You can carp at the KCC and CURB all you want, but you seem to be determined to forget that Sibileus has already promised Westar anything they want if they'll throw up some wind turbines. And this is just the first installment. The KCC will round up some dogs and ponies and the sad political hack at CURB will send out a couple whiney press releases and they'll make a big deal out of shaving 1% off this request. Westar was given carte blanche by our governor, who appoints CURB and KCC. So go figure out how this will end.There are actually people in Lawrence, state employees, who have monthly deductions from their bank accounts to give to Sibileus' campaign. Maybe they can grow some and reduce that amount by the increase in their electric bills.

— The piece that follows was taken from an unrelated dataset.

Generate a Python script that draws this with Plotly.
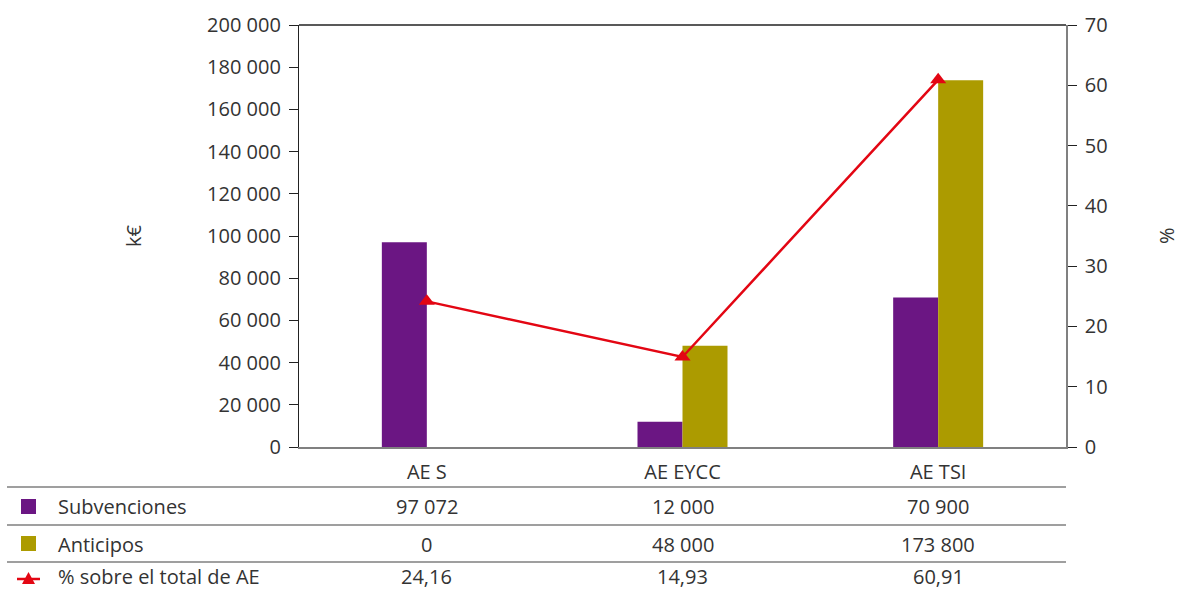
import plotly.graph_objects as go

categories = ["AE S", "AE EYCC", "AE TSI"]
subvenciones = [97072, 12000, 70900]
anticipos = [0, 48000, 173800]
porcentaje = [24.16, 14.93, 60.91]
row_labels = ["Subvenciones", "Anticipos", "% sobre el total de AE"]

PURPLE = "#6B1683"
OLIVE = "#AC9B00"
RED = "#E30613"
TXT = "#333333"
FONT = "Open Sans"

W, H = 1179, 589
L, R, T, B = 299, 1066, 25, 447  # screen pixels

def px(x):
    return (x - L) / (R - L)

def py(y):
    return (B - y) / (B - T)

fig = go.Figure()
fig.add_trace(go.Bar(x=categories, y=subvenciones, marker=dict(color=PURPLE, line=dict(width=0)),
                     name="Subvenciones"))
fig.add_trace(go.Bar(x=categories, y=anticipos, marker=dict(color=OLIVE, line=dict(width=0)),
                     name="Anticipos"))
fig.add_trace(go.Scatter(x=categories, y=porcentaje, yaxis="y2", mode="lines+markers",
                         line=dict(color=RED, width=2.5),
                         marker=dict(symbol="triangle-up", size=14, color=RED),
                         name="% sobre el total de AE"))

def fmt_int(v):
    return f"{v:,}".replace(",", " ")

def fmt_pct(v):
    return f"{v:.2f}".replace(".", ",")

rows = [[fmt_int(v) for v in subvenciones],
        [fmt_int(v) for v in anticipos],
        [fmt_pct(v) for v in porcentaje]]
row_y = [506, 544, 576]
line_y = [487, 525, 562]
FS = 20

annotations = []
shapes = []
cat_centers = [L + (R - L) * (i + 0.5) / 3 for i in range(3)]
for r, (lab, yy) in enumerate(zip(row_labels, row_y)):
    annotations.append(dict(x=px(56), y=py(yy), xref="paper", yref="paper", text=lab,
                            showarrow=False, xanchor="left", yanchor="middle",
                            font=dict(family=FONT, size=FS, color=TXT)))
    for c, cx in enumerate(cat_centers):
        annotations.append(dict(x=px(cx), y=py(yy), xref="paper", yref="paper", text=rows[r][c],
                                showarrow=False, xanchor="center", yanchor="middle",
                                font=dict(family=FONT, size=FS, color=TXT)))
annotations.append(dict(x=px(133), y=py(236), xref="paper", yref="paper", text="k€", textangle=-90,
                        showarrow=False, xanchor="center", yanchor="middle",
                        font=dict(family=FONT, size=FS, color=TXT)))
annotations.append(dict(x=px(1166), y=py(236), xref="paper", yref="paper", text="%", textangle=-90,
                        showarrow=False, xanchor="center", yanchor="middle",
                        font=dict(family=FONT, size=FS, color=TXT)))
for ly in line_y:
    shapes.append(dict(type="line", xref="paper", yref="paper", x0=px(7), x1=px(R), y0=py(ly), y1=py(ly),
                       line=dict(color="#7f7f7f", width=1.3)))
# legend keys
shapes.append(dict(type="rect", xref="paper", yref="paper", x0=px(21), x1=px(36), y0=py(499), y1=py(514),
                   fillcolor=PURPLE, line=dict(width=0)))
shapes.append(dict(type="rect", xref="paper", yref="paper", x0=px(21), x1=px(36), y0=py(536), y1=py(551),
                   fillcolor=OLIVE, line=dict(width=0)))
shapes.append(dict(type="line", xref="paper", yref="paper", x0=px(17), x1=px(40), y0=py(579), y1=py(579),
                   line=dict(color=RED, width=2.5)))
tri = [(22, 584), (35, 584), (28.5, 572)]
path = "M {} {} L {} {} L {} {} Z".format(*[v for p in tri for v in (px(p[0]), py(p[1]))])
shapes.append(dict(type="path", xref="paper", yref="paper", path=path, fillcolor=RED,
                   line=dict(width=0)))
# top border
shapes.append(dict(type="line", xref="paper", yref="paper", x0=0, x1=1, y0=1, y1=1,
                   line=dict(color="#222222", width=1.3)))

fig.update_layout(
    width=W, height=H,
    margin=dict(l=L, r=W - R, t=T, b=H - B, pad=0),
    paper_bgcolor="white", plot_bgcolor="white",
    separators=", ",
    showlegend=False,
    barmode="group", bargap=0.648, bargroupgap=0,
    font=dict(family=FONT, size=FS, color=TXT),
    xaxis=dict(showline=True, linecolor="#808080", linewidth=1.5, ticks="", showgrid=False,
               automargin=False,
               tickfont=dict(family=FONT, size=FS, color=TXT), ticklabelstandoff=6),
    yaxis=dict(range=[0, 200000], dtick=20000, tickformat=",d", showline=True, linecolor="#222222",
               linewidth=1.3, ticks="outside", ticklen=9, tickcolor="#222222", showgrid=False,
               zeroline=False, ticklabelstandoff=4, automargin=False,
               tickfont=dict(family=FONT, size=FS, color=TXT)),
    yaxis2=dict(range=[0, 70], dtick=10, overlaying="y", side="right", showline=True,
                linecolor="#808080", linewidth=1.5, ticks="outside", ticklen=9, tickcolor="#222222",
                showgrid=False, zeroline=False, ticklabelstandoff=4, automargin=False,
                tickfont=dict(family=FONT, size=FS, color=TXT)),
    annotations=annotations,
    shapes=shapes,
)

fig.write_html("out.html", config={"displayModeBar": False},
               post_script="document.body.style.margin='0';document.body.style.overflow='hidden';")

georgeofwesternkansas 7 years ago

Wow, I need to stay up later, Sigmund where have you been??

salad 7 years ago

"So again, why don't they bury their existing (neighborhood, the ones I meant) lines to reduce the maintenance cost? It's not the high-tension lines that get pulled down by tree limbs every time there's an ice storm."OK, I see what you're getting at: you have to realize that there are a series of stepped-down voltages from the 240kv transmission line. The main line line in you city is probably 13.5kv three phase, which goes to the substation and steps down to a couple thousand volts three phase, which goes to another transformer in your neighborhood which steps it down further to 600v three phase which then goes to the transformer on the pole , which steps it down again to the 220 single phase and goes to your house. It's much much easier to maintain the lines and find problems where you can see them. It's also cheaper to let air be the insulator rather than coat the lines with insulation and bury them.

KsTwister 7 years ago

Pretty comparatively like blackmail to have to increase rates to get such a "windfall profit" by Westar. Trying to become like the oil companies who are doing likewise, no doubt. Makes one wonder who is actually in control of regulating these corporations doesn't it? If wind energy wasn't such a good idea then why does Westar want every homeowner to pay for their involvement----so much for the coal argument in Kansas.

georgeofwesternkansas 7 years ago

Log, I called the Whambulance for you, look outside is it there yet??

heycobo 7 years ago

interesting how people want coal plants to be more "environmentally friendly" but complain about having to pay for it. you can't have your cake and eat it too.